Plotting code records:
○ ○ ○ ○ ○
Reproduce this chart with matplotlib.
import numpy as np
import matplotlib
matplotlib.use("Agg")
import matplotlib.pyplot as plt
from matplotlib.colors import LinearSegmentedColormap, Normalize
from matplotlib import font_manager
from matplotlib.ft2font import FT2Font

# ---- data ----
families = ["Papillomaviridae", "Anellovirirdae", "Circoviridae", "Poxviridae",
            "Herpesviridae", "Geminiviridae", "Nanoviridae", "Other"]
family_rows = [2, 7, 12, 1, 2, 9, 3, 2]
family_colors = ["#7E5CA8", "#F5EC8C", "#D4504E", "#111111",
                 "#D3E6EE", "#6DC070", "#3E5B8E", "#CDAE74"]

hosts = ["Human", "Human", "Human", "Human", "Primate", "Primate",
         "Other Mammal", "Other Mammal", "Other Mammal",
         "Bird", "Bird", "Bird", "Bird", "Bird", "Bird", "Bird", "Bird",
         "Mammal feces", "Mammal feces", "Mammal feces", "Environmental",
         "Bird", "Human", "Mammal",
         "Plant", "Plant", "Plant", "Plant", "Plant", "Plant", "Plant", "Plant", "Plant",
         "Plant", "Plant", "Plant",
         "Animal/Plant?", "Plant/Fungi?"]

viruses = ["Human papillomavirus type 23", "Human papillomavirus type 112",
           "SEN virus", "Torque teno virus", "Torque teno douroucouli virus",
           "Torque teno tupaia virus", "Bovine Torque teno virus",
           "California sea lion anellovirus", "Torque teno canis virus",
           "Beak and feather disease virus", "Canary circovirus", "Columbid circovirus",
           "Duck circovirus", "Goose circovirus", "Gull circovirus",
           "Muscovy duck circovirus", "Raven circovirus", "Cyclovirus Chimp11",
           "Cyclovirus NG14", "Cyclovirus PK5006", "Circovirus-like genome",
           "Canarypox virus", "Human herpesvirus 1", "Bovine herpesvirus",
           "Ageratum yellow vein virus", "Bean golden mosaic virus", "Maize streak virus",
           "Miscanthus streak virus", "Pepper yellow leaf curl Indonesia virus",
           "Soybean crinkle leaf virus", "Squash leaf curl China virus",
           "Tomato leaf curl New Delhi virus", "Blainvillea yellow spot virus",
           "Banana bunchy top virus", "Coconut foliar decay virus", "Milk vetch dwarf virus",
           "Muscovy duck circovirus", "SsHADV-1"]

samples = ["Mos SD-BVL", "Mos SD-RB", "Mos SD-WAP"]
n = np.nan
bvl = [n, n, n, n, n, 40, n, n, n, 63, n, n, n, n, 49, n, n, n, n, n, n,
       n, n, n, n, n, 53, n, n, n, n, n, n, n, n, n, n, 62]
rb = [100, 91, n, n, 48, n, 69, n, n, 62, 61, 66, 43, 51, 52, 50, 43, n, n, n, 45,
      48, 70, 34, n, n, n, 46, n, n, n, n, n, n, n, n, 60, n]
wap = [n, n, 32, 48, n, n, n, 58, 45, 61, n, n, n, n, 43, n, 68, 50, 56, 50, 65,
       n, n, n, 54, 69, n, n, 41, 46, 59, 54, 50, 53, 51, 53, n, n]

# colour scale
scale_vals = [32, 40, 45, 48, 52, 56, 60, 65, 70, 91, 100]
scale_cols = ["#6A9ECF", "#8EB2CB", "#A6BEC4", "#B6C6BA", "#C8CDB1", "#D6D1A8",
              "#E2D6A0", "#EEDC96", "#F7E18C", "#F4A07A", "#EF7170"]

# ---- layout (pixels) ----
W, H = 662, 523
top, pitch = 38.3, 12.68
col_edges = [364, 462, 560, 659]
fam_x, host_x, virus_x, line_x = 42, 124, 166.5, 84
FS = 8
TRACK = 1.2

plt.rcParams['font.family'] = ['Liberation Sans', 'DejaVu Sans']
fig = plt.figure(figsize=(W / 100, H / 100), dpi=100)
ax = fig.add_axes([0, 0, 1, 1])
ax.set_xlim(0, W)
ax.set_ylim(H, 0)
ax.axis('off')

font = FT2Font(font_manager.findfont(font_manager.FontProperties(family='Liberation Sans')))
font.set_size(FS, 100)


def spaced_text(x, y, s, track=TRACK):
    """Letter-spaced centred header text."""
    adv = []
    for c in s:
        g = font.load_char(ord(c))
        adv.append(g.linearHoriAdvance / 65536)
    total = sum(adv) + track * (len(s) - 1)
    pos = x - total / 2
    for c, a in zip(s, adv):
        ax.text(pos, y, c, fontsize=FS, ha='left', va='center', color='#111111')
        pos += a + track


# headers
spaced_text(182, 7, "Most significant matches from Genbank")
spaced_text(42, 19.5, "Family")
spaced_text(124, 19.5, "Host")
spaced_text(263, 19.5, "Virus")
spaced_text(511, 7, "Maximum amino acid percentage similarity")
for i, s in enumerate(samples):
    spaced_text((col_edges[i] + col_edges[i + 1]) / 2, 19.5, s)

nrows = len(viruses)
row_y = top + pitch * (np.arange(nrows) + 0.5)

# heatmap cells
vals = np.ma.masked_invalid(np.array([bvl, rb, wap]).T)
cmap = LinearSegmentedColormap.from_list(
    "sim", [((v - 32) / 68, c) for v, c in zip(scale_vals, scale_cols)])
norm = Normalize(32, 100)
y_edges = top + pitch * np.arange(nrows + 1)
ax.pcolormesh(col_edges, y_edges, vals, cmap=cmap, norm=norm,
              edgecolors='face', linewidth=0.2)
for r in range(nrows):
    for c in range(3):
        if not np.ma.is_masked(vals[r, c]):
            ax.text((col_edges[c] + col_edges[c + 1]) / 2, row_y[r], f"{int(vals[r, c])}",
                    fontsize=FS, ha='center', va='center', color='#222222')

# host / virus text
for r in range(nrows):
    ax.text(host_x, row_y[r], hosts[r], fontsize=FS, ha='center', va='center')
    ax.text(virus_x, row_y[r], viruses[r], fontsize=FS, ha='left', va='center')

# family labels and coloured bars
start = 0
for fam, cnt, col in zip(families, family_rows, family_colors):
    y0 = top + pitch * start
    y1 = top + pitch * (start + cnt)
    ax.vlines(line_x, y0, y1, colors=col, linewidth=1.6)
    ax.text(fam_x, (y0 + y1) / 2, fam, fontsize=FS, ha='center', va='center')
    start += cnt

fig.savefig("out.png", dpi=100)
○ ○ ○ ○ ○
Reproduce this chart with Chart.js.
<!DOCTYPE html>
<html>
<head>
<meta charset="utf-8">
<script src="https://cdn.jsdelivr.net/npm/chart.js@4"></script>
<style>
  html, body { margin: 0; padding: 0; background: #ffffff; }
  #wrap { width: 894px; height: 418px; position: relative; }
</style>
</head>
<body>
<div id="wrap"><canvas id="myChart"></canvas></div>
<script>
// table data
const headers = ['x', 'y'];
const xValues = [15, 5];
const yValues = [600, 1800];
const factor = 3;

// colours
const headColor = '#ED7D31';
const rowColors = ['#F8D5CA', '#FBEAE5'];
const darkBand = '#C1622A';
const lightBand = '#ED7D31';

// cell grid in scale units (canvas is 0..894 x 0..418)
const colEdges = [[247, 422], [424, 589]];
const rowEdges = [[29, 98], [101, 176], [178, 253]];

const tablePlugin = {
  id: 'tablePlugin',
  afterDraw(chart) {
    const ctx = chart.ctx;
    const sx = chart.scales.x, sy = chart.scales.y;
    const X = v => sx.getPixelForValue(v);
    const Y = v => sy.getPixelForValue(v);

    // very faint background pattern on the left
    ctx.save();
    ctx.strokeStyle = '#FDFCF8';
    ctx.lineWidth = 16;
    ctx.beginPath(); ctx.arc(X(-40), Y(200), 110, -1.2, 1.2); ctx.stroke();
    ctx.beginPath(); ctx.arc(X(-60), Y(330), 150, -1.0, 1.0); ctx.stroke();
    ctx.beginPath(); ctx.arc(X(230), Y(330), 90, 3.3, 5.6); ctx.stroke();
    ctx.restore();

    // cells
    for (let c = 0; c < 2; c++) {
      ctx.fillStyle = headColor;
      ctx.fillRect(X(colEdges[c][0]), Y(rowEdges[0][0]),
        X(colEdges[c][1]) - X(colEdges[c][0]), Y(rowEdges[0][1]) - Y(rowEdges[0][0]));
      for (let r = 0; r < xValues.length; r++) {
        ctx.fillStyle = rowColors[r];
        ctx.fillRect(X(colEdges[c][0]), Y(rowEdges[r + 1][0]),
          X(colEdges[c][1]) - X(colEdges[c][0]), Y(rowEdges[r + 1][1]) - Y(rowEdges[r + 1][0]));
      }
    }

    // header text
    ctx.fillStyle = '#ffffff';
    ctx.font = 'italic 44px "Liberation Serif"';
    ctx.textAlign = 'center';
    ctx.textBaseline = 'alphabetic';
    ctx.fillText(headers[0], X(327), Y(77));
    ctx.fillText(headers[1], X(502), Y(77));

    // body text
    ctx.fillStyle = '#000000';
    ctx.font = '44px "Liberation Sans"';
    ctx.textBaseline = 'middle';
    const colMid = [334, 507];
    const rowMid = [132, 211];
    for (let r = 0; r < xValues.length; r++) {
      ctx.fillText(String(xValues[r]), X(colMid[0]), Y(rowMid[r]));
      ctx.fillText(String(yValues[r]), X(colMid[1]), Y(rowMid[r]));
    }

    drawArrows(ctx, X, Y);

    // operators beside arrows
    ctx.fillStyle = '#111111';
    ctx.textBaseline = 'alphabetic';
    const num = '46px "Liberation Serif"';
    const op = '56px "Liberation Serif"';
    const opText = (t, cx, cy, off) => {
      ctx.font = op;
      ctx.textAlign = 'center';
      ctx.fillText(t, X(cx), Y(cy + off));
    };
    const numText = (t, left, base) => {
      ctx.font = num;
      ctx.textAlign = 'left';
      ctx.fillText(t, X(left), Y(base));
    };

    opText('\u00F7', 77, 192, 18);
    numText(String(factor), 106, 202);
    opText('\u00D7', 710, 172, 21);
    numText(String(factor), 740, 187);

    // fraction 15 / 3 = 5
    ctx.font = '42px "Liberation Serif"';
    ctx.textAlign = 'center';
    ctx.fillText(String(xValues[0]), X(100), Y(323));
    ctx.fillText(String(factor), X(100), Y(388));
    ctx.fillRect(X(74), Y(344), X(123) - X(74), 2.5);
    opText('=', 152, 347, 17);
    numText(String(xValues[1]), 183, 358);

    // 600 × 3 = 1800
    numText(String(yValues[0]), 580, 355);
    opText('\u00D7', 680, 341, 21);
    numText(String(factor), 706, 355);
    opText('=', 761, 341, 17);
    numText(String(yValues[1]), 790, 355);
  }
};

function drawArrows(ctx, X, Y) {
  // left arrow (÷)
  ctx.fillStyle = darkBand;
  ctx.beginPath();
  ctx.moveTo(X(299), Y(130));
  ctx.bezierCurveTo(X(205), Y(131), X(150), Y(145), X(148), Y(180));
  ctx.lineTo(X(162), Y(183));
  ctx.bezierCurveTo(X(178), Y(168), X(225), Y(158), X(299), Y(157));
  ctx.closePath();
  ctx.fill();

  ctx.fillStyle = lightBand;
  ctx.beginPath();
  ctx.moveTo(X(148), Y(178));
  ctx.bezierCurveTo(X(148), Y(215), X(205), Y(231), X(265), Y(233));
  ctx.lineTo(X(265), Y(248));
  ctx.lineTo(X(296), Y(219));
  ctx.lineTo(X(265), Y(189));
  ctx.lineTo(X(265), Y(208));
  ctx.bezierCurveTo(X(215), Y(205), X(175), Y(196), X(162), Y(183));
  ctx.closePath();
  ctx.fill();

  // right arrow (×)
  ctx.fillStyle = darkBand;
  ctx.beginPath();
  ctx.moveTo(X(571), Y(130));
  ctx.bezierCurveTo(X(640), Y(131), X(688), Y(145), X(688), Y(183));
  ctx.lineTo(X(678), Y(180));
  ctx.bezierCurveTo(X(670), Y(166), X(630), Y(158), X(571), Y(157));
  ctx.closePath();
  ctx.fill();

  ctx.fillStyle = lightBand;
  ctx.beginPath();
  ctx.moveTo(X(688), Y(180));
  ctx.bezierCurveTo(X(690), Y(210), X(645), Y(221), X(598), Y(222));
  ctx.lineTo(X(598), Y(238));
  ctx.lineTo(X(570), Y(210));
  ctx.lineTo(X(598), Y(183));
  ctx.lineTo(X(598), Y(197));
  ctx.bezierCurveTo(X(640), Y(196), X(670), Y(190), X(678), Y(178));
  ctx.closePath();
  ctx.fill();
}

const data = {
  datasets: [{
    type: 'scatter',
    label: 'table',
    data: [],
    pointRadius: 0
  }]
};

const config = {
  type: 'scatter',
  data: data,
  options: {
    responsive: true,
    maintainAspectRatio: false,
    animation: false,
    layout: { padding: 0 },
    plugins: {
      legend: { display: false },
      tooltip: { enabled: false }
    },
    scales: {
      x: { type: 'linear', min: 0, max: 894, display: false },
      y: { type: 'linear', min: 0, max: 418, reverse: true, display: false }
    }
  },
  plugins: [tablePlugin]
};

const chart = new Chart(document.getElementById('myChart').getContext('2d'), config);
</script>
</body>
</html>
○ ○ ○ ○ ○
→ Set task
Your task is to print the lines from the one containing "Reproduce this chart with Chart.js." through the one containing "const Y = v => sy.getPixelForValue(v);", exactly and with nothing added.

→ Solution to this problem
Reproduce this chart with Chart.js.
<!DOCTYPE html>
<html>
<head>
<meta charset="utf-8">
<script src="https://cdn.jsdelivr.net/npm/chart.js@4"></script>
<style>
  html, body { margin: 0; padding: 0; background: #ffffff; }
  #wrap { width: 894px; height: 418px; position: relative; }
</style>
</head>
<body>
<div id="wrap"><canvas id="myChart"></canvas></div>
<script>
// table data
const headers = ['x', 'y'];
const xValues = [15, 5];
const yValues = [600, 1800];
const factor = 3;

// colours
const headColor = '#ED7D31';
const rowColors = ['#F8D5CA', '#FBEAE5'];
const darkBand = '#C1622A';
const lightBand = '#ED7D31';

// cell grid in scale units (canvas is 0..894 x 0..418)
const colEdges = [[247, 422], [424, 589]];
const rowEdges = [[29, 98], [101, 176], [178, 253]];

const tablePlugin = {
  id: 'tablePlugin',
  afterDraw(chart) {
    const ctx = chart.ctx;
    const sx = chart.scales.x, sy = chart.scales.y;
    const X = v => sx.getPixelForValue(v);
    const Y = v => sy.getPixelForValue(v);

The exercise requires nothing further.